The skeleton is that of an adult male who had been strong and in good health when he had died.  The remains also display injuries that could have been sustained during a medieval battle as there is a blade wound to the back of the head and an iron barbed arrowhead was found lodged between the vertebrae of the upper back.  The skeleton also has a curvature of the spine, known as scoliosis, that would have meant that during life the man’s right shoulder would have seemed to have been higher than his left.  This fits in with contemporary description’s of Richard’s appearance which speak of a raised shoulder and could have been the basis of Shakespeare’s exaggerated depiction of the monarch as an ugly, short hunchback who had a withered arm.  The experts are hoping to extract DNA samples for analysis from a few of the teeth and femur of the skeleton, which they are hoping will match with that of Michael Ibsen, a Canadian descendant of Richard III’s elder sister Anne of York to prove the identity of the remains.

This DNA testing will take about twelve weeks and during this time it will have to be decided where the remains will be reinterred if the testing proves that the skeleton is that of the King.  There are no plans for the excavation to be kept open for the public, so it is unlikely that the body will be returned to its original grave.
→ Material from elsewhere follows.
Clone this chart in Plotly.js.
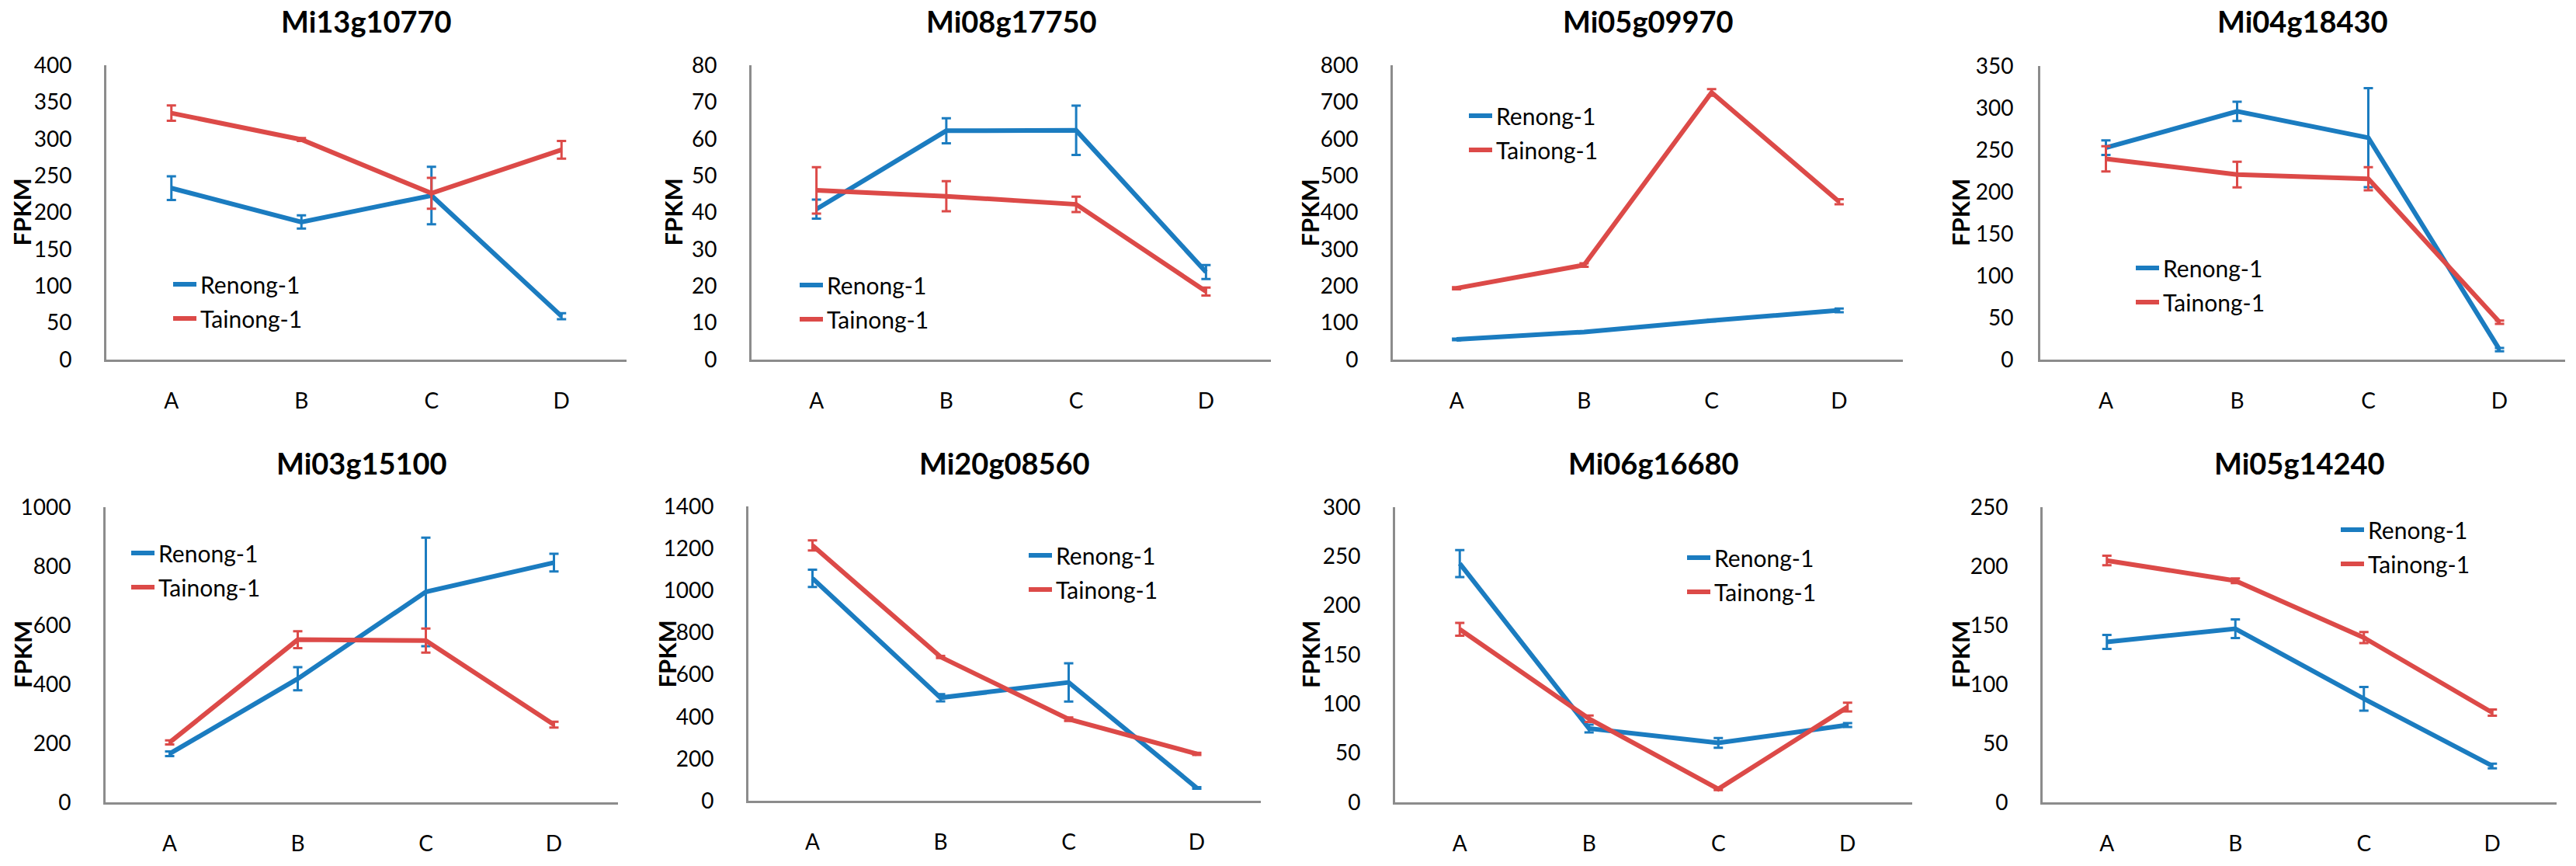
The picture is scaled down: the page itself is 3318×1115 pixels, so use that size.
<!DOCTYPE html>
<html>
<head>
<meta charset="utf-8">
<script src="https://cdn.plot.ly/plotly-3.0.1.min.js"></script>
<style>
  html, body { margin: 0; padding: 0; background: #fff; }
  #chart { width: 3318px; height: 1115px; }
</style>
</head>
<body>
<div id="chart"></div>
<script>
// FPKM of 8 genes in two cultivars, stages A-D
var categories = ['A', 'B', 'C', 'D'];
var seriesNames = ['Renong-1', 'Tainong-1'];
var geneIds = ['Mi13g10770', 'Mi08g17750', 'Mi05g09970', 'Mi04g18430',
               'Mi03g15100', 'Mi20g08560', 'Mi06g16680', 'Mi05g14240'];
var yMax  = [400, 80, 800, 350, 1000, 1400, 300, 250];
var yStep = [50, 10, 100, 50, 200, 200, 50, 50];

var renongFpkm = [
    [233, 187, 223, 59],
    [40.9, 62.2, 62.3, 23.8],
    [55, 75, 106, 134],
    [252.6, 295.9, 264.5, 11.9],
    [164.6, 418.6, 713, 812],
    [1058, 490, 563, 61],
    [242.7, 75, 60.4, 78.5],
    [135.9, 147, 87.7, 30.8]
];
var renongSd = [
    [16, 9, 39, 4],
    [2.6, 3.4, 6.7, 1.9],
    [2, 2, 2, 5],
    [8.7, 11.5, 59, 2],
    [8, 39, 184, 30],
    [41, 17, 91, 4],
    [13.7, 4, 5, 2],
    [5.9, 7.9, 10, 2]
];
var tainongFpkm = [
    [335, 299, 226, 285],
    [46.0, 44.4, 42.2, 18.5],
    [194, 257, 726, 429],
    [239.4, 220.6, 215.6, 44.6],
    [203, 551, 548, 263],
    [1214, 684, 388, 223],
    [175.8, 85, 13.5, 96.8],
    [204.8, 187.7, 139.5, 76]
];
var tainongSd = [
    [10.5, 2, 21, 12],
    [6.3, 4.1, 2.1, 1.1],
    [3, 5, 9, 7],
    [15, 15.3, 13.7, 2],
    [7, 28.7, 40.5, 10],
    [24, 5, 8, 5],
    [6.5, 3.3, 1, 4.5],
    [4, 2, 4.7, 2.6]
];

var W = 3318, H = 1115;
var blue = '#1b7cc0', red = '#dc4a48', axisGrey = '#8c8c8c';
var fontFam = 'Lato, Carlito, Calibri, sans-serif';

// plot boxes in pixels: left, right, top, bottom
var panels = [
    [137, 807, 84, 463], [968, 1637, 84, 463], [1794, 2451, 84, 463], [2628, 3304, 85, 463],
    [136, 796, 653, 1033], [964, 1624, 652, 1031], [1797, 2463, 653, 1033], [2631, 3293, 653, 1033]
];
// gap between y tick labels and axis line
var yLabelGap = [36, 36, 36, 26, 36, 36, 36, 36];
// legend: left of sample line, centre of first entry (px)
var legendPos = [
    [225, 363], [1032, 364], [1894, 146], [2753, 342],
    [171, 709], [1327, 712], [2175, 715], [3017, 679]
];
// FPKM label centre x (px)
var yTitleX = [27, 866, 1686, 2525, 29, 858, 1688, 2525];

var data = [];
var layout = {
    width: W,
    height: H,
    margin: {l: 0, r: 0, t: 0, b: 0},
    paper_bgcolor: '#fff',
    plot_bgcolor: '#fff',
    font: {family: fontFam, size: 28, color: '#000'},
    annotations: []
};

for (var i = 0; i < geneIds.length; i++) {
    var n = i + 1;
    var xa = n == 1 ? 'x' : 'x' + n;
    var ya = n == 1 ? 'y' : 'y' + n;
    var lg = n == 1 ? 'legend' : 'legend' + n;
    var p = panels[i];

    data.push({
        x: categories,
        y: renongFpkm[i],
        name: seriesNames[0],
        type: 'scatter',
        mode: 'lines',
        line: {color: blue, width: 6},
        error_y: {type: 'data', array: renongSd[i], visible: true, color: blue, thickness: 3, width: 6},
        xaxis: xa, yaxis: ya, legend: lg, legendgroup: 'r' + n
    });
    data.push({
        x: categories,
        y: tainongFpkm[i],
        name: seriesNames[1],
        type: 'scatter',
        mode: 'lines',
        line: {color: red, width: 6},
        error_y: {type: 'data', array: tainongSd[i], visible: true, color: red, thickness: 3, width: 6},
        xaxis: xa, yaxis: ya, legend: lg, legendgroup: 't' + n
    });

    layout['xaxis' + (n == 1 ? '' : n)] = {
        domain: [p[0] / W, p[1] / W],
        anchor: ya,
        type: 'category',
        categoryorder: 'array',
        categoryarray: categories,
        range: [-0.5, 3.5],
        showline: true,
        linecolor: axisGrey,
        linewidth: 3,
        showgrid: false,
        zeroline: false,
        ticks: 'outside',
        ticklen: 26,
        tickcolor: 'rgba(0,0,0,0)',
        tickfont: {family: fontFam, size: 28, color: '#000'},
        fixedrange: true
    };
    layout['yaxis' + (n == 1 ? '' : n)] = {
        domain: [1 - p[3] / H, 1 - p[2] / H],
        anchor: xa,
        range: [0, yMax[i]],
        dtick: yStep[i],
        tick0: 0,
        showline: true,
        linecolor: axisGrey,
        linewidth: 3,
        showgrid: false,
        zeroline: false,
        ticks: 'outside',
        ticklen: yLabelGap[i],
        tickcolor: 'rgba(0,0,0,0)',
        tickfont: {family: fontFam, size: 28, color: '#000'},
        fixedrange: true
    };
    layout[lg] = {
        x: (legendPos[i][0] - 7) / W,
        y: 1 - (legendPos[i][1] - 23) / H,
        xanchor: 'left',
        yanchor: 'top',
        bgcolor: 'rgba(0,0,0,0)',
        borderwidth: 0,
        traceorder: 'grouped',
        tracegroupgap: 2,
        font: {family: fontFam, size: 30, color: '#000'}
    };

    // panel title
    layout.annotations.push({
        text: '<b>' + geneIds[i] + '</b>',
        xref: xa + ' domain', x: 0.5,
        yref: 'paper', y: 1 - (i < 4 ? 27 : 596) / H,
        xanchor: 'center', yanchor: 'middle',
        showarrow: false,
        font: {family: fontFam, size: 38, color: '#000'}
    });
    // y axis label
    layout.annotations.push({
        text: '<b>FPKM</b>',
        xref: 'paper', x: yTitleX[i] / W,
        yref: ya + ' domain', y: 0.5,
        xanchor: 'center', yanchor: 'middle',
        textangle: -90,
        showarrow: false,
        font: {family: fontFam, size: 31, color: '#000'}
    });
}

Plotly.newPlot('chart', data, layout, {displayModeBar: false, staticPlot: true});
</script>
</body>
</html>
A memorial stone already lies in Leicester Cathedral, so perhaps this could be Richard’s final resting place? Or could he be buried in York Minster as he himself had planned? Whatever eventually happens to the remains our last Plantagenet King, if it is proved that this really is Richard’s body it will offer historians and archaeologists much valuable evidence that will help them piece together what really happened to him at the Battle of Bosworth and how he was killed.